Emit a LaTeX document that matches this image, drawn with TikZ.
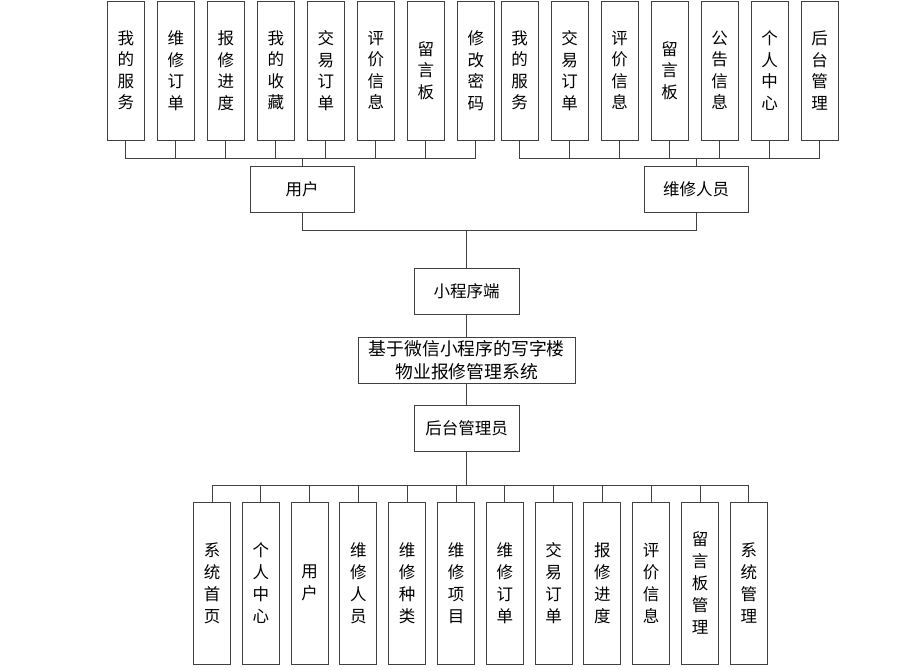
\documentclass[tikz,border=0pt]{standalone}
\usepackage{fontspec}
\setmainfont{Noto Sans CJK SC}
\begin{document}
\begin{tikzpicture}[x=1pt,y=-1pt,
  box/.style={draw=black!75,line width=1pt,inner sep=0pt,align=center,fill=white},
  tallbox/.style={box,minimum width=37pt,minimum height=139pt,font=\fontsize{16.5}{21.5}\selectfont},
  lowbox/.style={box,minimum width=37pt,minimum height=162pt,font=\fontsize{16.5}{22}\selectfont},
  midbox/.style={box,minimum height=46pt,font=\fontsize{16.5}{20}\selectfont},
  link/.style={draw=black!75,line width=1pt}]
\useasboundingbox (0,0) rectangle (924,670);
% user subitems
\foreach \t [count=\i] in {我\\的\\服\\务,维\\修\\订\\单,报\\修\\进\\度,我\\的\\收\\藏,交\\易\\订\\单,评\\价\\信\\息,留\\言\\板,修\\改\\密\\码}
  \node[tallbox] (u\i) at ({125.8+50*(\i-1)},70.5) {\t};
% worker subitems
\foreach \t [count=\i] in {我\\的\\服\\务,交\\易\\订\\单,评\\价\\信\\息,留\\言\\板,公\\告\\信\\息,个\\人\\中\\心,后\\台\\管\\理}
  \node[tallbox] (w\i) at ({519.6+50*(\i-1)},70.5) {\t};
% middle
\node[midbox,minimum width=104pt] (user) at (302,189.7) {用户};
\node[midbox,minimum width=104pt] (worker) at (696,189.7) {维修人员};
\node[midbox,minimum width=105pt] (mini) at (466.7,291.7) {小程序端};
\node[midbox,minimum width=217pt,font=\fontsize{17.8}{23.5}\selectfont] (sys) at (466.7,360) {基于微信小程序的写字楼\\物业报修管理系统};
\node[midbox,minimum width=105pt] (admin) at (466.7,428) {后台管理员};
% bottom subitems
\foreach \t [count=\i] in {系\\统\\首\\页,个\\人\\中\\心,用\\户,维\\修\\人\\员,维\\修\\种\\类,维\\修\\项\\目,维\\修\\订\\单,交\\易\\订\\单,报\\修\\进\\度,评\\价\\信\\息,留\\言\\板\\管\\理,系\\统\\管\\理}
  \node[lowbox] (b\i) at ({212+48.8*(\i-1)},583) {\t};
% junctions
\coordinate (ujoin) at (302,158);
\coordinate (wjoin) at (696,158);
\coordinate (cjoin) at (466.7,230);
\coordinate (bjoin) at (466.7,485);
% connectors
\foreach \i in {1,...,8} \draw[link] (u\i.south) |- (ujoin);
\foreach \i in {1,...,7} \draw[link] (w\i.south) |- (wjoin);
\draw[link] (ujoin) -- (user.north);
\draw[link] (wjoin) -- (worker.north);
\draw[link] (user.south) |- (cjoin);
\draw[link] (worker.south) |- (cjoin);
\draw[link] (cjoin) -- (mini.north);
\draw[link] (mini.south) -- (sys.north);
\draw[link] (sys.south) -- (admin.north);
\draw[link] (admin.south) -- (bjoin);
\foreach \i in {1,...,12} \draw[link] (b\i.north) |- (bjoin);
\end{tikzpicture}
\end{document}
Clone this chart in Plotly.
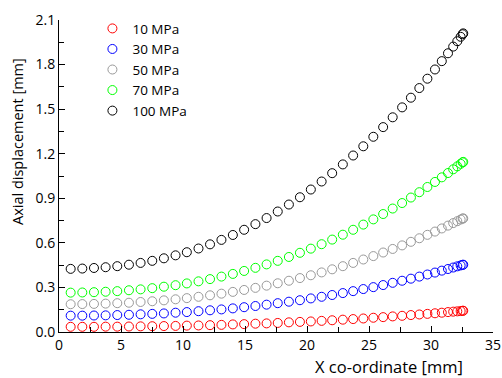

--- --- ---

• Given exercise: Transcribe all the lines above exactly, apart from the pictures.

• Task response:
Emit a LaTeX document that matches this image, drawn with TikZ.
\documentclass[tikz,border=0pt]{standalone}
\usepackage{fontspec}
\setmainfont{Noto Sans CJK SC}
\begin{document}
\begin{tikzpicture}[x=1pt,y=-1pt,
  box/.style={draw=black!75,line width=1pt,inner sep=0pt,align=center,fill=white},
  tallbox/.style={box,minimum width=37pt,minimum height=139pt,font=\fontsize{16.5}{21.5}\selectfont},
  lowbox/.style={box,minimum width=37pt,minimum height=162pt,font=\fontsize{16.5}{22}\selectfont},
  midbox/.style={box,minimum height=46pt,font=\fontsize{16.5}{20}\selectfont},
  link/.style={draw=black!75,line width=1pt}]
\useasboundingbox (0,0) rectangle (924,670);
% user subitems
\foreach \t [count=\i] in {我\\的\\服\\务,维\\修\\订\\单,报\\修\\进\\度,我\\的\\收\\藏,交\\易\\订\\单,评\\价\\信\\息,留\\言\\板,修\\改\\密\\码}
  \node[tallbox] (u\i) at ({125.8+50*(\i-1)},70.5) {\t};
% worker subitems
\foreach \t [count=\i] in {我\\的\\服\\务,交\\易\\订\\单,评\\价\\信\\息,留\\言\\板,公\\告\\信\\息,个\\人\\中\\心,后\\台\\管\\理}
  \node[tallbox] (w\i) at ({519.6+50*(\i-1)},70.5) {\t};
% middle
\node[midbox,minimum width=104pt] (user) at (302,189.7) {用户};
\node[midbox,minimum width=104pt] (worker) at (696,189.7) {维修人员};
\node[midbox,minimum width=105pt] (mini) at (466.7,291.7) {小程序端};
\node[midbox,minimum width=217pt,font=\fontsize{17.8}{23.5}\selectfont] (sys) at (466.7,360) {基于微信小程序的写字楼\\物业报修管理系统};
\node[midbox,minimum width=105pt] (admin) at (466.7,428) {后台管理员};
% bottom subitems
\foreach \t [count=\i] in {系\\统\\首\\页,个\\人\\中\\心,用\\户,维\\修\\人\\员,维\\修\\种\\类,维\\修\\项\\目,维\\修\\订\\单,交\\易\\订\\单,报\\修\\进\\度,评\\价\\信\\息,留\\言\\板\\管\\理,系\\统\\管\\理}
  \node[lowbox] (b\i) at ({212+48.8*(\i-1)},583) {\t};
% junctions
\coordinate (ujoin) at (302,158);
\coordinate (wjoin) at (696,158);
\coordinate (cjoin) at (466.7,230);
\coordinate (bjoin) at (466.7,485);
% connectors
\foreach \i in {1,...,8} \draw[link] (u\i.south) |- (ujoin);
\foreach \i in {1,...,7} \draw[link] (w\i.south) |- (wjoin);
\draw[link] (ujoin) -- (user.north);
\draw[link] (wjoin) -- (worker.north);
\draw[link] (user.south) |- (cjoin);
\draw[link] (worker.south) |- (cjoin);
\draw[link] (cjoin) -- (mini.north);
\draw[link] (mini.south) -- (sys.north);
\draw[link] (sys.south) -- (admin.north);
\draw[link] (admin.south) -- (bjoin);
\foreach \i in {1,...,12} \draw[link] (b\i.north) |- (bjoin);
\end{tikzpicture}
\end{document}
Clone this chart in Plotly.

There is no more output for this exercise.